For you to cling to the NOAA report of 2009 is to not only cherry-pick the one temperature record with the least increase (HadCRUT), and not only cherry-pick the one period in that temperature record with the least increase (1999-2008), but also to cherry pick the one set of adjustments to that temperature record that will give a zero trend! Not only do you have to adjust those temperatures to get a zero trend, you have to stop the adjustment at ENSO because as soon as you go further and try to correct for more cyclical phenomena the trend becomes positive again!
This discussion would have ended long ago had you simply accepted NOAA’s claim that for the decade ending in 2008 there was zero warming. Either they were correct to assert this or they were incorrect and for the life of me I have no idea which position you take. You’re like the lawyer arguing simultaneously that: “My client never took the tools”, “My client took the tools but they were his”, and “The plaintiff loaned my client the tools.” Pick one and we can move on.

Ender
 
So you’re saying that when raw air temperatures are adjusted they are no longer air temperatures? Does this mean, since virtually all of the raw data from at least the land temperature stations is adjusted, that we shouldn’t be talking about air temperatures at all?
Are you seriously still confused by this?

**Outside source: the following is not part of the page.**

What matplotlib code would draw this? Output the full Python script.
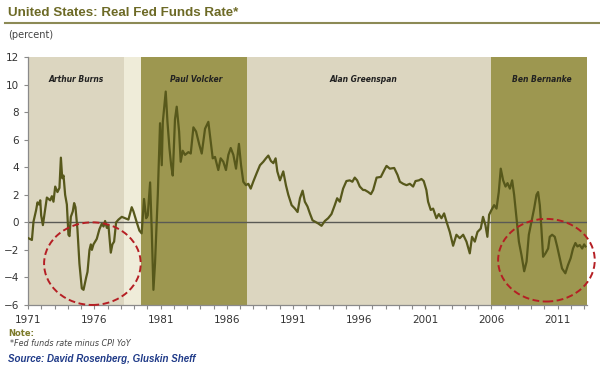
import matplotlib
matplotlib.use('Agg')
from matplotlib import pyplot as plt
from matplotlib.patches import Ellipse

# real fed funds rate (fed funds minus CPI YoY)
years = [
    1971.03, 1971.28, 1971.40, 1971.60, 1971.70, 1971.81, 1971.91, 1971.98, 1972.11, 1972.41,
    1972.66, 1972.79, 1972.91, 1973.04, 1973.21, 1973.36, 1973.47, 1973.57, 1973.67, 1973.79,
    1973.92, 1974.04, 1974.12, 1974.22, 1974.37, 1974.47, 1974.57, 1974.72, 1974.87, 1975.05,
    1975.18, 1975.38, 1975.48, 1975.63, 1975.73, 1975.81, 1975.93, 1976.18, 1976.38, 1976.56,
    1976.69, 1976.81, 1976.94, 1977.06, 1977.24, 1977.36, 1977.49, 1977.64, 1977.82, 1978.07,
    1978.32, 1978.57, 1978.82, 1978.95, 1979.20, 1979.40, 1979.57, 1979.75, 1979.91, 1980.03,
    1980.21, 1980.33, 1980.46, 1980.58, 1980.79, 1980.96, 1981.09, 1981.17, 1981.39, 1981.52,
    1981.67, 1981.80, 1981.92, 1982.09, 1982.22, 1982.40, 1982.52, 1982.67, 1982.85, 1983.10,
    1983.28, 1983.48, 1983.68, 1983.91, 1984.11, 1984.36, 1984.61, 1984.79, 1984.94, 1985.11,
    1985.36, 1985.54, 1985.74, 1985.94, 1986.12, 1986.30, 1986.50, 1986.70, 1986.92, 1987.08,
    1987.25, 1987.45, 1987.63, 1987.81, 1988.00, 1988.25, 1988.51, 1988.76, 1988.96, 1989.14,
    1989.34, 1989.52, 1989.69, 1989.82, 1990.02, 1990.27, 1990.47, 1990.65, 1990.90, 1991.15,
    1991.35, 1991.53, 1991.73, 1991.90, 1992.10, 1992.28, 1992.48, 1992.66, 1992.91, 1993.16,
    1993.41, 1993.66, 1993.91, 1994.16, 1994.34, 1994.54, 1994.79, 1995.04, 1995.29, 1995.49,
    1995.67, 1995.85, 1996.05, 1996.30, 1996.43, 1996.69, 1996.89, 1997.06, 1997.32, 1997.64,
    1997.90, 1998.07, 1998.32, 1998.65, 1998.90, 1999.08, 1999.33, 1999.58, 1999.83, 2000.08,
    2000.26, 2000.51, 2000.71, 2000.88, 2001.08, 2001.21, 2001.41, 2001.59, 2001.84, 2002.02,
    2002.22, 2002.42, 2002.60, 2002.85, 2003.10, 2003.35, 2003.60, 2003.86, 2004.11, 2004.36,
    2004.53, 2004.74, 2004.94, 2005.19, 2005.36, 2005.54, 2005.69, 2005.82, 2006.00, 2006.20,
    2006.38, 2006.55, 2006.70, 2006.88, 2007.06, 2007.21, 2007.39, 2007.56, 2007.71, 2007.89,
    2008.07, 2008.27, 2008.47, 2008.65, 2008.82, 2009.02, 2009.22, 2009.40, 2009.52, 2009.65,
    2009.77, 2009.90, 2010.08, 2010.28, 2010.40, 2010.58, 2010.78, 2010.96, 2011.16, 2011.33,
    2011.58, 2011.78, 2011.98, 2012.16, 2012.34, 2012.49, 2012.67, 2012.85, 2013.00, 2013.10,
]
real_rate = [
    -1.16, -1.28, 0.05, 0.9, 1.45, 1.3, 1.6, 0.5, -0.2, 1.8,
    1.6, 1.9, 1.5, 2.6, 2.2, 2.5, 4.7, 3.2, 3.4, 2.0,
    1.3, -0.9, -1.0, 0.4, 0.8, 1.4, 1.1, -0.5, -3.0, -4.8,
    -4.9, -4.0, -3.6, -2.0, -1.6, -2.0, -1.6, -1.2, -0.5, -0.1,
    -0.3, 0.1, -0.4, -0.2, -2.2, -1.6, -1.4, 0.0, 0.2, 0.4,
    0.3, 0.2, 1.1, 0.8, 0.0, -0.6, -0.8, 1.7, 0.3, 0.5,
    2.9, -0.5, -4.9, -3.0, 2.0, 7.2, 4.15, 7.3, 9.5, 7.3,
    5.4, 4.15, 3.4, 7.5, 8.4, 6.6, 4.4, 5.2, 4.9, 5.1,
    5.0, 6.9, 6.6, 5.7, 5.0, 6.8, 7.3, 5.85, 4.65, 4.75,
    3.8, 4.65, 4.4, 3.8, 4.9, 5.4, 4.9, 3.9, 5.7, 4.15,
    2.95, 2.7, 2.8, 2.45, 2.95, 3.55, 4.15, 4.4, 4.65, 4.85,
    4.45, 4.3, 4.65, 3.7, 3.05, 3.7, 2.7, 2.0, 1.25, 1.0,
    0.75, 1.75, 2.3, 1.5, 1.15, 0.65, 0.15, 0.05, -0.08, -0.25,
    0.1, 0.3, 0.6, 1.25, 1.75, 1.5, 2.45, 3.0, 3.05, 2.95,
    3.25, 3.05, 2.6, 2.35, 2.35, 2.2, 2.05, 2.35, 3.25, 3.3,
    3.8, 4.1, 3.9, 3.95, 3.45, 2.95, 2.8, 2.7, 2.8, 2.6,
    3.0, 3.05, 3.15, 3.0, 2.35, 1.5, 0.9, 1.0, 0.3, 0.6,
    0.3, 0.65, 0.05, -0.7, -1.7, -0.9, -1.15, -0.9, -1.4, -2.25,
    -1.05, -1.4, -0.7, -0.45, 0.4, -0.2, -1.05, 0.55, 0.9, 1.25,
    1.0, 2.2, 3.9, 3.05, 2.6, 2.85, 2.45, 3.05, 2.0, 0.3,
    -1.4, -2.4, -3.55, -2.85, -0.9, 0.05, 1.0, 2.0, 2.2, 1.25,
    -0.45, -2.5, -2.25, -1.9, -1.05, -0.9, -1.05, -1.75, -2.6, -3.35,
    -3.7, -3.1, -2.6, -1.9, -1.5, -1.75, -1.65, -1.9, -1.6, -1.75,
]

# fed chairmen terms
band_edges = [1971.0, 1978.25, 1979.5, 1987.5, 2006.0, 2013.2]
band_colors = ['#dcd6c0', '#efecd9', '#9d9750', '#dcd6c0', '#9d9750']
chairs = ['Arthur Burns', 'Paul Volcker', 'Alan Greenspan', 'Ben Bernanke']
chair_x = [1974.6, 1983.7, 1996.3, 2009.8]

tick_years = list(range(1971, 2013, 5))

LINE = '#57581b'
OLIVE = '#6d6a26'

fig = plt.figure(figsize=(6, 3.71), dpi=100)
ax = fig.add_axes([0.047, 0.178, 0.931, 0.668])

for i, c in enumerate(band_colors):
    ax.axvspan(band_edges[i], band_edges[i + 1], color=c, lw=0, zorder=0)

for name, x in zip(chairs, chair_x):
    ax.text(x, 10.4, name, ha='center', va='center', fontsize=5.5,
            fontweight='bold', fontstyle='italic', color='#222222', family='DejaVu Sans')

ax.axhline(0, color='#5a5a55', lw=1.0, zorder=2)
ax.plot(years, real_rate, color=LINE, lw=1.6, zorder=3, solid_joinstyle='round')

# circles around the negative-rate episodes
for cx, cy in [(1975.85, -3.0), (2010.15, -2.75)]:
    e = Ellipse((cx, cy), 7.3, 6.0, fill=False, ls=(0, (3.5, 1.8)),
                lw=1.4, edgecolor='#b51f24', zorder=4, clip_on=False)
    ax.add_patch(e)

ax.set_xlim(1971, 2013.2)
ax.set_ylim(-6, 12)
ax.set_yticks(range(-6, 13, 2))
ax.set_xticks(tick_years)
ax.set_xticklabels([str(y) for y in tick_years])
ax.set_xticks(range(1971, 2014), minor=True)

for side in ['top', 'right']:
    ax.spines[side].set_visible(False)
for side in ['left', 'bottom']:
    ax.spines[side].set_color('#8a8a8a')
    ax.spines[side].set_linewidth(0.9)

ax.tick_params(axis='both', labelsize=7.5, colors='#8a8a8a', labelcolor='#333333',
               length=3, width=0.8)
ax.tick_params(axis='x', which='minor', length=3, width=0.8, colors='#8a8a8a')
ax.tick_params(axis='x', pad=4)

fig.text(0.013, 0.965, 'United States: Real Fed Funds Rate*', fontsize=9.6,
         fontweight='bold', color=OLIVE, family='Liberation Sans', va='center')
fig.add_artist(plt.Line2D([0.008, 1.0], [0.937, 0.937], color='#8c8a55', lw=1.5))
fig.text(0.013, 0.905, '(percent)', fontsize=7, color='#444444', va='center')

fig.text(0.013, 0.102, 'Note:', fontsize=6, fontweight='bold', color='#7c7a2a', va='center')
fig.text(0.017, 0.075, '*Fed funds rate minus CPI YoY', fontsize=5.8, fontstyle='italic',
         color='#444444', va='center')
fig.text(0.013, 0.033, 'Source: David Rosenberg, Gluskin Sheff', fontsize=7,
         fontweight='bold', fontstyle='italic', color='#1f3a88', va='center',
         family='Liberation Sans')

fig.savefig('out.png', dpi=100)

GISSTemp is a global temperature anomaly record.

UAH is a global temperature anomaly record.

RSS is a global temperature anomaly record.

HadCRUT is a global temperature anomaly record.

The talk I was referring to, just like almost everyone else who talks about global temperatures, was referring to a global temperature anomaly record when they talked about “stagnating air temperatures”.

Now, Phil Jones co-wrote two papers on attempts to adjust his global temperature anomaly record to remove the effects of certain phenomena.

In the first paper they focussed solely on ENSO, and it just so happens that when you remove the effect of ENSO only then you can get a trend of (very close to) zero for that particular period of ten years. This is what NOAA were talking about. It also happens that when you do the same thing for climate model runs then trends of zero for ten years are actually common, and therefore this says nothing about the validity of climate models.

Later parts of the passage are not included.